Italian banks’ bad loans need long-term solution: rating agency

Italian banks’ bad loans are holding back its economy, but creating a “bad bank” and dumping them there is not a good idea, because deeper reforms are needed, a European rating agency has warned.

The Italian government is in talks with the European Union on whether creating a bad bank for non-performing loans at its biggest banks would represent state aid.

The bad bank would take around 100 billion euros ($112 billion), or about one third of Italian banks’ bad loans, were it to go ahead.

The move would be credit-positive for the banks, but it would worsen government finances, because it would shift the issue away from the private sector to the public sector, Marco Troiano, an analyst with European rating agency Scope Ratings, said in a recent report on Italian banks.

Besides raising issues with the EU as it could be conflicting with rules on state aid, it would also be unpopular at home as it would be seen as a taxpayer bailout for the banks.

Creating a bad bank would not tackle the underlying reasons for Italian banks’ non-performing loans (NPLs), which were higher than in the rest of developed Europe even before the financial crisis hit, Troiano argued in his report.

Instead, the Italian government should look into reforming the judiciary to speed up the resolution of bankruptcies as a long-term solution for lowering bad loans in the Italian banking system.

“Improving the efficiency of the judiciary would improve the ultimate realisation value of NPLs, by reducing related insolvency fees and the cost of carrying the assets for several years before being allowed to seize the collateral,” the Scope Ratings analyst said.

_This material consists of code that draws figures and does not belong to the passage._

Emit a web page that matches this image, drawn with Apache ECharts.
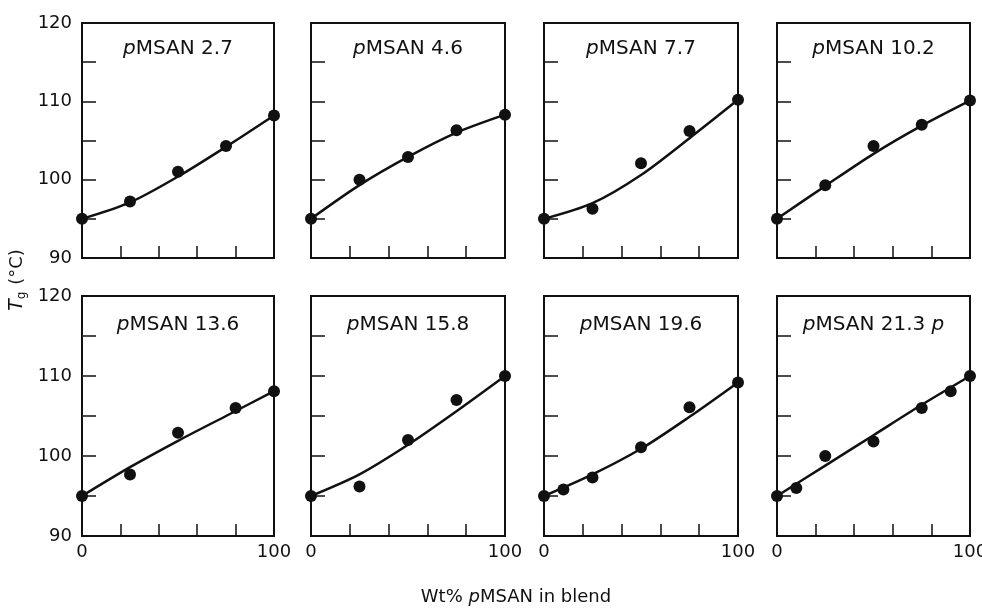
<!DOCTYPE html>
<html>
<head>
<meta charset="utf-8">
<script src="https://cdn.jsdelivr.net/npm/echarts@6/dist/echarts.min.js"></script>
<style>
  html, body { margin: 0; padding: 0; background: #fff; }
  #chart { width: 982px; height: 609px; }
</style>
</head>
<body>
<div id="chart"></div>
<script>
// panel labels (pMSAN grade)
const panelTitles = ['2.7', '4.6', '7.7', '10.2', '13.6', '15.8', '19.6', '21.3 {i|p}'];

// measured points: wt% pMSAN in blend vs Tg (°C)
const pointsX = [
  [0, 25, 50, 75, 100],
  [0, 25, 50, 75, 100],
  [0, 25, 50, 75, 100],
  [0, 25, 50, 75, 100],
  [0, 25, 50, 80, 100],
  [0, 25, 50, 75, 100],
  [0, 10, 25, 50, 75, 100],
  [0, 10, 25, 50, 75, 90, 100]
];
const pointsY = [
  [95, 97.2, 101, 104.3, 108.2],
  [95, 100, 102.9, 106.3, 108.3],
  [95, 96.3, 102.1, 106.2, 110.2],
  [95, 99.3, 104.3, 107, 110.1],
  [95, 97.7, 102.9, 106, 108.1],
  [95, 96.2, 102, 107, 110],
  [95, 95.8, 97.3, 101.1, 106.1, 109.2],
  [95, 96, 100, 101.8, 106, 108.1, 110]
];

// fitted curves
const curveX = [0, 25, 50, 75, 100];
const curveY = [
  [95, 97.1, 100.4, 104.2, 108.2],
  [95, 99.3, 102.9, 106.0, 108.3],
  [95, 97.0, 100.6, 105.3, 110.2],
  [95, 99.2, 103.3, 106.9, 110.1],
  [95, 98.6, 101.9, 105.0, 108.1],
  [95, 97.7, 101.4, 105.6, 110.0],
  [95, 97.7, 100.9, 104.9, 109.2],
  [95, 98.8, 102.6, 106.4, 110.0]
];

const xTickLabels = [0, 100];
const yTickLabels = [90, 100, 110, 120];

const FONT = 'DejaVu Sans';
const INK = '#111';

const colLeft = [82, 311, 544, 777];
const colWidth = [192, 194, 194, 193];
const rowTop = [23, 296];
const rowHeight = [235, 240];

const chart = echarts.init(document.getElementById('chart'));

const grids = [], xAxes = [], yAxes = [], series = [], graphics = [];

for (let i = 0; i < 8; i++) {
  const r = Math.floor(i / 4), c = i % 4;
  grids.push({
    left: colLeft[c], top: rowTop[r], width: colWidth[c], height: rowHeight[r],
    outerBoundsMode: 'none', containLabel: false,
    show: true, borderColor: INK, borderWidth: 2, backgroundColor: 'transparent'
  });
  xAxes.push({
    gridIndex: i, type: 'value', min: 0, max: 100, interval: 20,
    axisLine: { show: false },
    splitLine: { show: false },
    axisTick: { inside: true, length: 12, lineStyle: { color: INK, width: 1.5 } },
    axisLabel: {
      show: r === 1, margin: 7, showMinLabel: true, showMaxLabel: true,
      color: INK, fontFamily: FONT, fontSize: 18,
      formatter: v => xTickLabels.indexOf(v) >= 0 ? String(v) : ''
    }
  });
  yAxes.push({
    gridIndex: i, type: 'value', min: 90, max: 120, interval: 5,
    axisLine: { show: false },
    splitLine: { show: false },
    axisTick: { inside: true, length: 14, lineStyle: { color: INK, width: 1.5 } },
    axisLabel: {
      show: c === 0, margin: 10, showMinLabel: true, showMaxLabel: true,
      color: INK, fontFamily: FONT, fontSize: 18,
      formatter: v => yTickLabels.indexOf(v) >= 0 ? String(v) : ''
    }
  });
  series.push({
    type: 'line', xAxisIndex: i, yAxisIndex: i, smooth: 0.3,
    showSymbol: false, silent: true,
    lineStyle: { color: INK, width: 2.5 },
    data: curveX.map((x, k) => [x, curveY[i][k]])
  });
  series.push({
    type: 'scatter', xAxisIndex: i, yAxisIndex: i, symbolSize: 12, z: 3,
    itemStyle: { color: INK, opacity: 1 },
    data: pointsX[i].map((x, k) => [x, pointsY[i][k]])
  });
  graphics.push({
    type: 'text',
    x: colLeft[c] + colWidth[c] / 2,
    y: r === 0 ? 49 : 325,
    style: {
      text: '{i|p}MSAN ' + panelTitles[i],
      font: '20px "' + FONT + '"',
      fill: INK, align: 'center', verticalAlign: 'middle',
      rich: { i: { fontStyle: 'italic', fontSize: 20, fontFamily: FONT, color: INK } }
    }
  });
}

// axis titles
graphics.push({
  type: 'text', x: 17, y: 280, rotation: Math.PI / 2,
  style: {
    text: '{t|T}{s|g} (°C)',
    font: '18px "' + FONT + '"',
    fill: INK, align: 'center', verticalAlign: 'middle',
    rich: {
      t: { fontStyle: 'italic', fontSize: 19, fontFamily: FONT, color: INK },
      s: { fontSize: 12, fontFamily: FONT, color: INK, padding: [10, 1, 0, 0] }
    }
  }
});
graphics.push({
  type: 'text', x: 516, y: 597,
  style: {
    text: 'Wt% {i|p}MSAN in blend',
    font: '18px "' + FONT + '"',
    fill: INK, align: 'center', verticalAlign: 'middle',
    rich: { i: { fontStyle: 'italic', fontSize: 18, fontFamily: FONT, color: INK } }
  }
});

chart.setOption({
  animation: false,
  backgroundColor: '#fff',
  grid: grids,
  xAxis: xAxes,
  yAxis: yAxes,
  series: series,
  graphic: graphics
});
</script>
</body>
</html>
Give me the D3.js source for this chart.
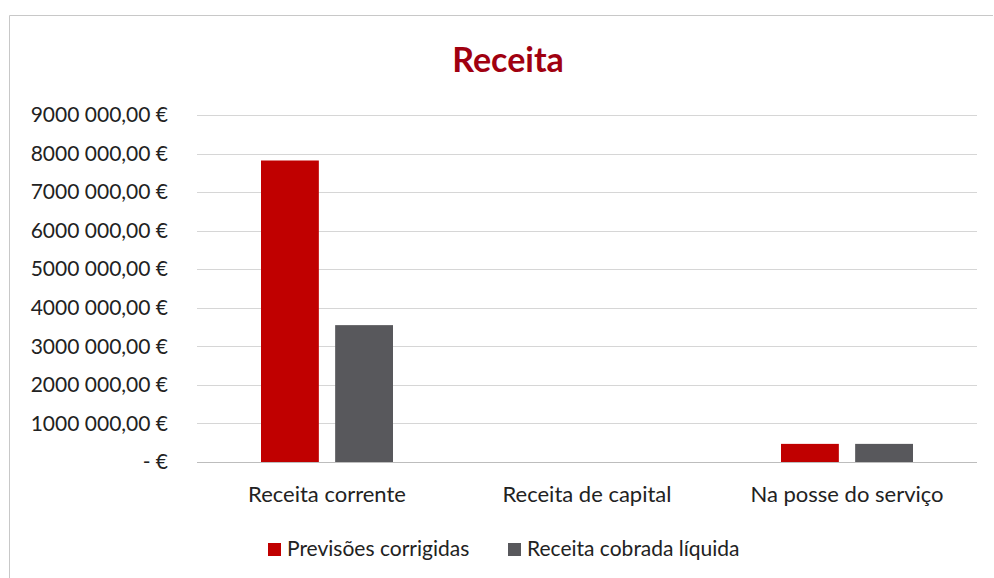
<!DOCTYPE html>
<html>
<head>
<meta charset="utf-8">
<script src="https://cdn.jsdelivr.net/npm/d3@7"></script>
<style>
  body { margin: 0; background: #fff; }
  svg { display: block; font-family: Lato, "Open Sans", sans-serif; }
</style>
</head>
<body>
<svg width="994" height="578"></svg>
<script>
// data
const categories = ["Receita corrente", "Receita de capital", "Na posse do serviço"];
const series = ["Previsões corrigidas", "Receita cobrada líquida"];
const previsoes = [7820000, 0, 470000];
const cobrada = [3550000, 0, 470000];
const yTicks = [0, 1000000, 2000000, 3000000, 4000000, 5000000, 6000000, 7000000, 8000000, 9000000];
const colors = ["#c00000", "#58585c"];

const svg = d3.select("svg"),
    width = +svg.attr("width"),
    height = +svg.attr("height");

const margin = {top: 115, right: 17, bottom: 116, left: 197};

// chart frame (scanned page edge)
svg.append("path")
    .attr("d", `M9.5,${height} V15.5 H${width - 1}`)
    .attr("fill", "none")
    .attr("stroke", "#c8c8c8");

svg.append("text")
    .attr("x", 508)
    .attr("y", 72)
    .attr("text-anchor", "middle")
    .attr("font-size", 34)
    .attr("font-weight", "bold")
    .attr("fill", "#a00010")
    .text("Receita");

const x = d3.scaleBand()
    .domain(categories)
    .range([margin.left, width - margin.right]);

const x1 = d3.scaleBand()
    .domain(series)
    .range([x.bandwidth() / 2 - 66, x.bandwidth() / 2 + 66])
    .paddingInner(0.22);

const y = d3.scaleLinear()
    .domain([0, 9000000])
    .range([height - margin.bottom, margin.top]);

// gridlines
svg.append("g")
    .selectAll("line")
    .data(yTicks)
    .join("line")
      .attr("x1", margin.left)
      .attr("x2", width - margin.right)
      .attr("y1", d => Math.round(y(d)) + 0.5)
      .attr("y2", d => Math.round(y(d)) + 0.5)
      .attr("stroke", d => d === 0 ? "#bdbdbd" : "#d6d6d6")
      .attr("stroke-width", 1);

// y axis labels
const fmt = d => {
    if (d === 0) return "-   €";
    const s = d3.format(",.2f")(d).replace(/,/g, " ").replace(".", ",");
    return s.replace(/^(\d) /, "$1") + " €";
};
const yAxis = d3.axisLeft(y)
    .tickValues(yTicks)
    .tickFormat(fmt)
    .tickSize(0)
    .tickPadding(29);
svg.append("g")
    .attr("transform", `translate(${margin.left},0)`)
    .call(yAxis)
    .call(g => g.select(".domain").remove())
    .call(g => g.selectAll("text")
        .attr("font-size", 21)
        .attr("font-family", "Lato, sans-serif")
        .attr("fill", "#222"));

// x axis labels
const xAxis = d3.axisBottom(x).tickSize(0).tickPadding(24);
svg.append("g")
    .attr("transform", `translate(0,${height - margin.bottom})`)
    .call(xAxis)
    .call(g => g.select(".domain").remove())
    .call(g => g.selectAll("text")
        .attr("font-size", 22)
        .attr("font-family", "Lato, sans-serif")
        .attr("fill", "#222"));

// bars
const rows = categories.map((c, i) => ({cat: c, values: [previsoes[i], cobrada[i]]}));
svg.append("g")
    .selectAll("g")
    .data(rows)
    .join("g")
      .attr("transform", d => `translate(${x(d.cat)},0)`)
    .selectAll("rect")
    .data(d => d.values.map((v, j) => ({key: series[j], value: v, color: colors[j]})))
    .join("rect")
      .attr("x", d => x1(d.key))
      .attr("width", x1.bandwidth())
      .attr("y", d => y(d.value))
      .attr("height", d => y(0) - y(d.value))
      .attr("fill", d => d.color);

// legend
const legendX = [268, 508];
const legend = svg.append("g")
    .selectAll("g")
    .data(series)
    .join("g")
      .attr("transform", (d, i) => `translate(${legendX[i]},543)`);
legend.append("rect")
    .attr("width", 13)
    .attr("height", 13)
    .attr("fill", (d, i) => colors[i]);
legend.append("text")
    .attr("x", 19)
    .attr("y", 13)
    .attr("font-size", 21)
    .attr("fill", "#222")
    .text(d => d);
</script>
</body>
</html>
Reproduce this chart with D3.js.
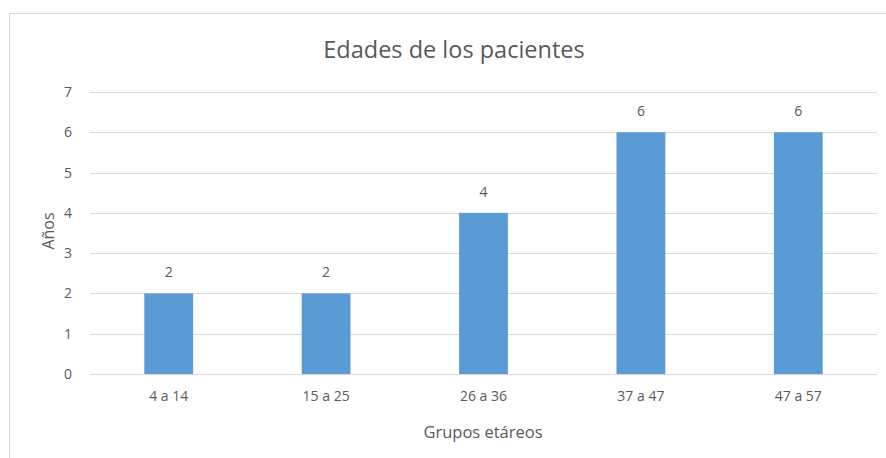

Italian banks' bad loans and its judiciary

Italian banks’ bad loans resolution impeded by ‘byzantine’ judiciary. Source: Scope Ratings

Scope Ratings has calculated that there are 34 lawyers for every judge in Italy, compared with 26 in Spain, 14 in Portugal and 11 in Greece. This is “evidence of a byzantine legal system that is hard to navigate,” in Troiano’s words.

Italy also has fewer judges per head than many other countries in the rest of Europe, and this shortage of judges adds to the backlog of pending cases.

There are currently five pending litigation cases per 100 inhabitants in Italy, compared with a little over three for Portugal, under three for Spain and two for France.

In Germany, Austria and Sweden there is less than one case of pending litigation per 100 inhabitants.

Italy is overtaken only by Greece, with more than five cases pending.

Looking at the length of resolving insolvency, it is roughly in line with that in France in Portugal, at 1.8 years in average, but longer than in many other countries.

The comparison of the estimated cost of resolving bankruptcy is “even more eye-popping,” Troiano noted.

“Here, Italy is a true outlier among European countries. The cost of insolvency amounts on average to 22% of the insolvency estate, double the percentage it is in Spain, and three times that of Germany,” he said in the report.

Encouraging out-of-court settlements for minor claims, increasing investment in the digitalisation of various processes to do with the non-performing loans, as well as removing fiscal barriers from banks looking to make loan loss provisions are among the main suggestions Scope Ratings made for a sustainable, long-term reduction in Italian banks’ bad loans.